What happened to you Karen? You used to be the constructive voice of cautious reason…. a tell-it-how-it-is, brass tacks advisor on getting it done. But recently your “advice” has just resembled the bitter apocalyptic whining of Chicken Little.
You are no longer being constructive…. as other commenters have noted, this country (world!) needs smart, well-trained PhDs. People should not go blindly into it and they should know the statistics and process, etc. But they can be happy and they can be successful in and after graduate school, so telling everyone to pull the emergency break on the whole thing because SOME people shouldn’t be there is myopic.
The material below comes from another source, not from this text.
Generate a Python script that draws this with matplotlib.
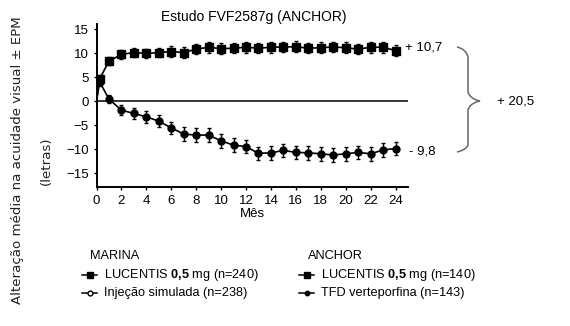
import matplotlib
matplotlib.use("Agg")
import matplotlib.pyplot as plt
from matplotlib.lines import Line2D
from matplotlib.path import Path
from matplotlib.patches import PathPatch

# ANCHOR study, mean change in visual acuity (letters)
meses = [0, 0.25, 1, 2, 3, 4, 5, 6, 7, 8, 9, 10, 11, 12,
         13, 14, 15, 16, 17, 18, 19, 20, 21, 22, 23, 24]
lucentis = [0, 4.6, 8.3, 9.7, 10.1, 9.9, 10.1, 10.3, 10.1, 10.8, 11.2, 10.9, 11.0, 11.2,
            11.0, 11.2, 11.25, 11.3, 11.0, 11.1, 11.25, 11.1, 10.8, 11.2, 11.2, 10.5]
lucentis_epm = [0, 0.8, 0.9, 1.0, 1.0, 1.0, 1.0, 1.1, 1.1, 1.1, 1.1, 1.1, 1.1, 1.1,
                1.1, 1.1, 1.1, 1.1, 1.1, 1.1, 1.1, 1.1, 1.1, 1.1, 1.1, 1.2]
tfd = [0, 4.0, 0.4, -1.9, -2.6, -3.3, -4.2, -5.6, -6.9, -7.1, -7.1, -8.3, -9.2, -9.5,
       -10.9, -10.8, -10.3, -10.7, -10.8, -11.0, -11.25, -11.0, -10.7, -11.0, -10.2, -9.9]
tfd_epm = [0, 0.8, 0.9, 1.1, 1.2, 1.2, 1.3, 1.3, 1.4, 1.4, 1.4, 1.4, 1.4, 1.4,
           1.4, 1.4, 1.4, 1.4, 1.4, 1.4, 1.4, 1.4, 1.4, 1.4, 1.4, 1.4]
yticks = [-15, -10, -5, 0, 5, 10, 15]
xticks = list(range(0, 25, 2))

plt.rcParams["font.family"] = ["Liberation Sans", "DejaVu Sans"]
plt.rcParams["mathtext.fontset"] = "custom"
plt.rcParams["mathtext.rm"] = "Liberation Sans"
plt.rcParams["mathtext.bf"] = "Liberation Sans:bold"

W, H = 570, 326
fig = plt.figure(figsize=(W / 100, H / 100), dpi=100)
ax = fig.add_axes([96.5 / W, 1 - 187.4 / H, 311.5 / W, 163.2 / H])


def fx(x):
    return x / W


def fy(y):
    return 1 - y / H


ax.axhline(0, color="black", lw=1.1)
ax.plot(meses, lucentis, color="black", lw=1.2)
ax.plot(meses, tfd, color="black", lw=1.2)
ax.errorbar(meses[1:], lucentis[1:], yerr=lucentis_epm[1:], fmt="s", color="black",
            ms=5.5, elinewidth=1, capsize=1.5, capthick=1)
ax.errorbar(meses[1:], tfd[1:], yerr=tfd_epm[1:], fmt="o", color="black",
            ms=5, elinewidth=1, capsize=1.5, capthick=1)

ax.set_xlim(0, 25)
ax.set_ylim(-18, 16)
ax.set_xticks(xticks)
ax.set_yticks(yticks)
ax.tick_params(labelsize=9.5, length=2.5, width=1, pad=3)
for s in ["top", "right"]:
    ax.spines[s].set_visible(False)
for s in ["left", "bottom"]:
    ax.spines[s].set_linewidth(1.4)
ax.set_xlabel("Mês", fontsize=9.5, labelpad=1)

fig.text(fx(254), fy(17), "Estudo FVF2587g (ANCHOR)", ha="center", va="center", fontsize=10)

# y label (two lines, different typeface)
fig.text(fx(18), fy(160), "Alteração média na acuidade visual ± EPM", rotation=90,
         ha="center", va="center", fontsize=9.6, family="DejaVu Sans", color="#222222")
fig.text(fx(46), fy(161), "(letras)", rotation=90, ha="center", va="center",
         fontsize=9.6, family="DejaVu Sans", color="#222222")

# annotations
fig.text(fx(405), fy(48), "+ 10,7", ha="left", va="center", fontsize=9.5)
fig.text(fx(409), fy(151), "- 9,8", ha="left", va="center", fontsize=9.5)
fig.text(fx(497), fy(102), "+ 20,5", ha="left", va="center", fontsize=9.5)

# brace
bx = [457, 466, 468, 468, 470, 480, 470, 468, 468, 466, 457]
by = [47, 49, 57, 92, 99, 101, 103, 110, 145, 150, 152]
verts = [(fx(x), fy(y)) for x, y in zip(bx, by)]
codes = [Path.MOVETO, Path.CURVE3, Path.CURVE3, Path.LINETO, Path.CURVE3, Path.CURVE3,
         Path.CURVE3, Path.CURVE3, Path.LINETO, Path.CURVE3, Path.CURVE3]
fig.add_artist(PathPatch(Path(verts, codes), transform=fig.transFigure, fill=False,
                         edgecolor="#666666", lw=1.1))

# legend
fs = 9.2
fig.text(fx(90), fy(256), "MARINA", ha="left", va="center", fontsize=fs)
fig.text(fx(308), fy(256), "ANCHOR", ha="left", va="center", fontsize=fs)
entries = [
    (82, 275, "s", "black", 4.5, r"LUCENTIS $\mathbf{0{,}5}$ mg (n=240)"),
    (82, 293, "o", "white", 3.5, "Injeção simulada (n=238)"),
    (299, 275, "s", "black", 4.5, r"LUCENTIS $\mathbf{0{,}5}$ mg (n=140)"),
    (299, 293, "o", "black", 3.2, "TFD verteporfina (n=143)"),
]
for x0, y0, mk, fc, ms, label in entries:
    fig.add_artist(Line2D([fx(x0), fx(x0 + 15)], [fy(y0), fy(y0)], transform=fig.transFigure,
                          color="black", lw=1.1))
    fig.add_artist(Line2D([fx(x0 + 7.5)], [fy(y0)], transform=fig.transFigure, marker=mk,
                          ms=ms, mfc=fc, mec="black", mew=1, color="black"))
    fig.text(fx(x0 + 22), fy(y0), label, ha="left", va="center", fontsize=fs)

fig.savefig("out.png", dpi=100)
We need a movement to reform and fund “public” universities. Led by people in those jobs, perhaps?? I don’t get why faculty in my department (English) at Big State U. aren’t fighting to increase TT professorships, decrease grad student enrollments and TA-taught classes, modify publication vs. teaching standards for tenure, etc.–things that would strengthen their position in the U and truly help grad students n undergrad education. They write passionately about exploitation n violence n race n class n gender equality etc., they work “out in the community” with prisoners and other embattled groups, and I know some of them care about the fortunes of PhD students….but somehow all of that doesn’t seem to be represented in their own work loads, contracts, and relations with the university.
Maybe these ‘highly’ intelligent adults aren’t so intelligent. At least with no common sense or a lick of wisdom of life-planning. At some point in time got to look into the mirror and take some accountability for one’s own mistakes.